|Posted on March 18, 2017 at 8:25 AM|
My last blog post on analyzing multiple choice test results generated a good bit of feedback, mostly on the ASSESS listserv. Joan Hawthorne and a couple of other colleagues thoughtfully challenged my “50% rule”—that any questions that more than 50% of your students get wrong may suggest something wrong and should be reviewed carefully.
Joan pointed out that my 50% rule shouldn’t be used with tests that are so important that students should earn close to 100%. She’s absolutely right. Some things we teach—healthcare, safety—are so important that if students don’t learn them well, people could die. If you’re teaching and assessing must-know skills and concepts, you might want to look twice at any test items that more than 10% or 15% of students got wrong.
With other tests, how hard the test should be depends on its purpose. I was taught in grad school that the purpose of some tests is to separate the top students from the bottom—distinguish which students should earn an A, B, C, D, or F. If you want to maximize the spread of test scores, an average item difficulty of 50% is your best bet—in theory, you should get test scores ranging all the way from 0 to 100%. If you want each test item to do the best possible job discriminating between top and bottom students, again you’d want to aim for a 50% difficulty.
But in the real world I’ve never seen a good test with an overall 50% difficulty for several good reasons.
1. Difficult test questions are incredibly hard to write. Most college students want to get a good grade and will at least try to study for your test. It’s very hard to come up with a test question that assesses an important objective but that half of them will get wrong. Most difficult items I’ve seen are either on minutiae, “trick” questions on some nuanced point, or questions that are more tests of logical reasoning skill than course learning objectives.

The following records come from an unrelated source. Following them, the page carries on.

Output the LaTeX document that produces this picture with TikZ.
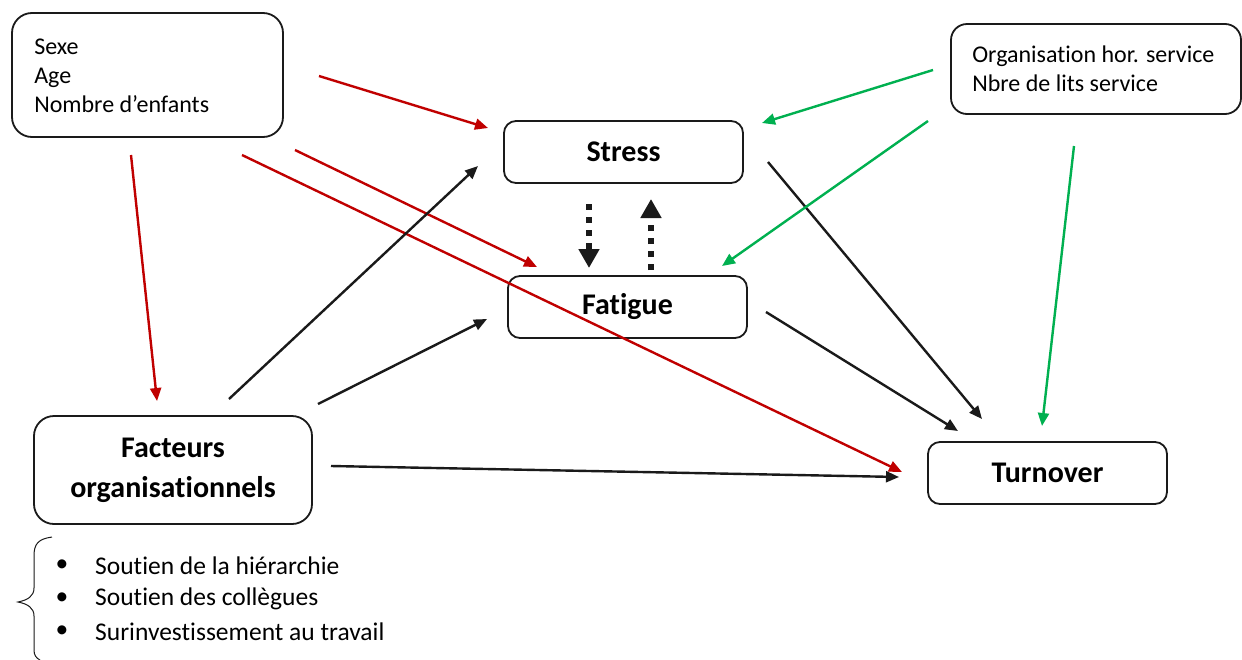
\documentclass[tikz,border=0pt]{standalone}
\usepackage{fontspec}
\setmainfont{Carlito}[Ligatures=NoCommon]
\usetikzlibrary{arrows.meta}
\definecolor{myred}{HTML}{C00000}
\definecolor{mygreen}{HTML}{00B050}
\definecolor{myblack}{HTML}{1A1A1A}
\newcommand{\regsz}{\fontsize{24}{29}\selectfont}
\newcommand{\listsz}{\fontsize{25.5}{33}\selectfont}
\newcommand{\boldsz}{\fontsize{30}{40}\selectfont\bfseries}
\begin{document}
\begin{tikzpicture}[x=1pt,y=-1pt,
  box/.style={draw=myblack, line width=1.8pt, rounded corners=12pt},
  bigbox/.style={box, minimum width=239pt, minimum height=62pt, font=\boldsz, inner sep=0pt},
  boxtext/.style={anchor=west, align=left, font=\regsz, inner sep=0pt},
  conn/.style={line width=2.4pt, -{Triangle[length=13pt,width=11pt]}},
  redarr/.style={conn, draw=myred, fill=myred},
  greenarr/.style={conn, draw=mygreen, fill=mygreen},
  blackarr/.style={conn, draw=myblack, fill=myblack},
  dotarr/.style={line width=6pt, draw=myblack, dash pattern=on 6pt off 7pt, -{Triangle[length=19pt,width=20pt]}},
  listtext/.style={anchor=west, font=\listsz, inner sep=0pt},
  bullet/.style={font=\listsz, inner sep=0pt}
]
\useasboundingbox (0,0) rectangle (1242,659);
\fill[white] (0,0) rectangle (1242,659);

% boxes
\node[box, rounded corners=20pt, minimum width=271pt, minimum height=124pt] (demo) at (147.5,75) {};
\node[boxtext] (demotxt) at ([xshift=23pt,yshift=-1pt]demo.west) {Sexe\\Age\\Nombre d’enfants};
\node[box, rounded corners=16pt, minimum width=290pt, minimum height=90pt] (org) at (1096,69) {};
\node[boxtext] (orgtxt) at ([xshift=22pt]org.west) {Organisation hor. service\\Nbre de lits service};
\node[bigbox] (stress) at (623.5,152) {Stress};
\node[bigbox] (fatigue) at (627.5,307) {Fatigue};
\node[bigbox] (turnover) at (1047.5,473) {Turnover};
\node[box, rounded corners=20pt, minimum width=278pt, minimum height=108pt, align=center,
      font=\boldsz, inner sep=0pt] (fact) at (173,470) {Facteurs\\organisationnels};

% brace
\draw[myblack, line width=1pt] (52,537) .. controls (38,539) and (34,544) .. (34,556)
  -- (34,588) .. controls (34,596) and (28,600) .. (18,602)
  .. controls (28,604) and (34,608) .. (34,616)
  -- (34,650) .. controls (34,655) and (36,658) .. (40,660);

% bullet list
\node[bullet] (b1) at (62,566) {•};
\node[bullet] (b2) at (62,599) {•};
\node[bullet] (b3) at (62,632) {•};
\node[listtext] (l1) at (95,566) {Soutien de la hiérarchie};
\node[listtext] (l2) at (95,599) {Soutien des collègues};
\node[listtext] (l3) at (95,632) {Surinvestissement au travail};

% connector end points
\coordinate (r1s) at (319,76);   \coordinate (r1e) at (488,128);
\coordinate (r2s) at (295,150);  \coordinate (r2e) at (537,267);
\coordinate (r3s) at (242,155);  \coordinate (r3e) at (902,472);
\coordinate (r4s) at (131,155);  \coordinate (r4e) at (157,401);
\coordinate (k1s) at (229,399);  \coordinate (k1e) at (478,166);
\coordinate (k2s) at (318,404);  \coordinate (k2e) at (487,319);
\coordinate (k3s) at (331,466);  \coordinate (k3e) at (899,477);
\coordinate (k4s) at (768,162);  \coordinate (k4e) at (982,419);
\coordinate (k5s) at (766,312);  \coordinate (k5e) at (958,431);
\coordinate (g1s) at (933,70);   \coordinate (g1e) at (762,123);
\coordinate (g2s) at (928,121);  \coordinate (g2e) at (722,266);
\coordinate (g3s) at (1074,146); \coordinate (g3e) at (1042,426);
\coordinate (d1s) at (589,204);  \coordinate (d1e) at (589,268);
\coordinate (d2s) at (651,270);  \coordinate (d2e) at (651,199);

% red
\draw[redarr] (r1s) -- (r1e);
\draw[redarr] (r2s) -- (r2e);
\draw[redarr] (r3s) -- (r3e);
\draw[redarr] (r4s) -- (r4e);
% black
\draw[blackarr] (k1s) -- (k1e);
\draw[blackarr] (k2s) -- (k2e);
\draw[blackarr] (k3s) -- (k3e);
\draw[blackarr] (k4s) -- (k4e);
\draw[blackarr] (k5s) -- (k5e);
% green
\draw[greenarr] (g1s) -- (g1e);
\draw[greenarr] (g2s) -- (g2e);
\draw[greenarr] (g3s) -- (g3e);
% dotted
\draw[dotarr] (d1s) -- (d1e);
\draw[dotarr] (d2s) -- (d2e);
\end{tikzpicture}
\end{document}
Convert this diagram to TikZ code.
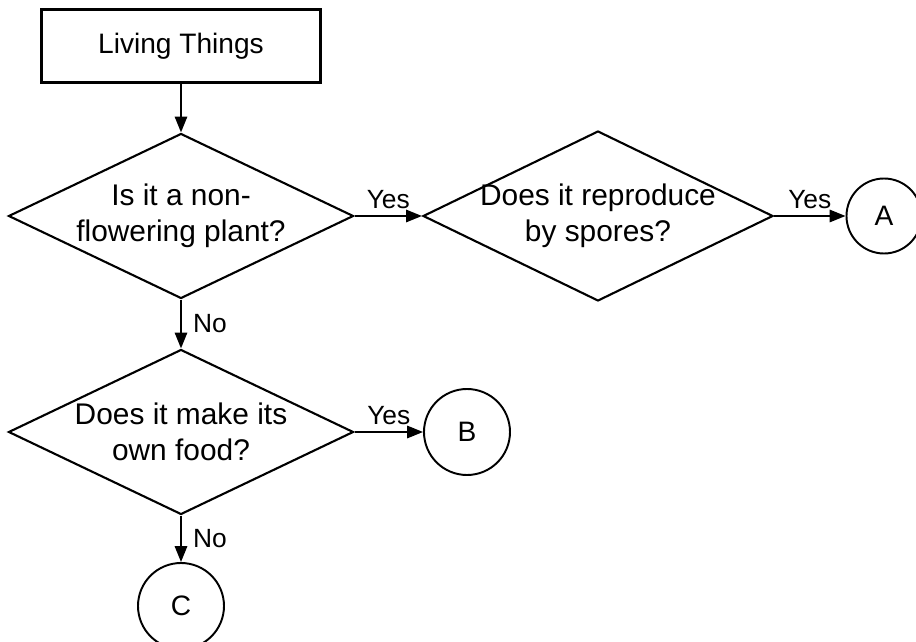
\documentclass[tikz,border=0pt]{standalone}
\usepackage{fontspec}
\setmainfont{Liberation Sans}
\usetikzlibrary{shapes.geometric,arrows.meta,positioning}
\begin{document}
\begin{tikzpicture}[
	font=\fontsize{16}{19.5}\selectfont,
	startbox/.style={draw, line width=1.2pt, minimum width=5.58cm, minimum height=1.46cm},
	question/.style={draw, diamond, aspect=2.07, inner xsep=-0.3cm, inner ysep=0pt, align=center,
		line width=1.2pt, font=\fontsize{17}{20.5}\selectfont, minimum width=6.9cm, minimum height=3.3cm},
	answer/.style={draw, circle, line width=1.1pt, inner sep=0pt, minimum size=1.72cm},
	flow/.style={-{Triangle[length=9pt,width=7pt]}, line width=1.1pt},
	choice/.style={font=\fontsize{15}{18}\selectfont}
	]
	%
	\def\mainx{3.62}
	\def\rowa{8.52}
	\def\rowb{4.2}
	%
	\useasboundingbox (0,0) rectangle (18.32,12.84);
	%
	\node [startbox] (living) at (\mainx,11.92) {Living Things};
	\node [question] (plant) at (\mainx,\rowa) {Is it a non-\\flowering plant?};
	\node [question, minimum width=7cm, minimum height=3.4cm] (spores) at (11.96,\rowa) {Does it reproduce\\by spores?};
	\node [answer, minimum size=1.5cm] (A) at (17.68,\rowa) {A};
	\node [question] (food) at (\mainx,\rowb) {Does it make its\\own food?};
	\node [answer] (B) at (9.34,\rowb) {B};
	\node [answer] (C) at (\mainx,0.72) {C};
	%
	\draw [flow] (living) -- (plant);
	\draw [flow] (plant.east) -- node [choice, above] {Yes} (spores.west);
	\draw [flow] (spores.east) -- node [choice, above] {Yes} (A.west);
	\draw [flow] (plant.south) -- node [choice, anchor=west, xshift=3pt] {No} (food.north);
	\draw [flow] (food.east) -- node [choice, above] {Yes} (B.west);
	\draw [flow] (food.south) -- node [choice, anchor=west, xshift=3pt] {No} (C.north);
\end{tikzpicture}
\end{document}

In my whole life I’ve written maybe two or three difficult multiple choice questions that I’ve been proud of: that truly focused on important learning outcomes and didn’t require a careful nuanced reading or logical reasoning skills. In my consulting work, I’ve seen no more than half a dozen difficult but effective items written by others. This experience has led me to suggest that “50% rule.”
2. Difficult tests are demoralizing to students, even if you “curve” the scores and even if they know in advance that the test will be difficult.
3. Difficult tests are rarely appropriate, because it’s rare for the sole or major purpose of a test to be to maximize the spread of scores. Many tests have dual purposes. There are certain fundamental learning objectives we want to make sure (almost) every student has learned, or they’re going to run into problems later on. Then there are some learning objectives that are more challenging—that only the A or maybe B students will achieve—and those test items will separate the A from B students and so on.
So, while I have great respect for those who disagree with me, I stand by my suggestion in my last blog post. Compare each item’s actual difficulty (the percent of students who answered incorrectly) against how difficult you wanted that item to be, and carefully evaluate any items that more than 50% of your students got wrong.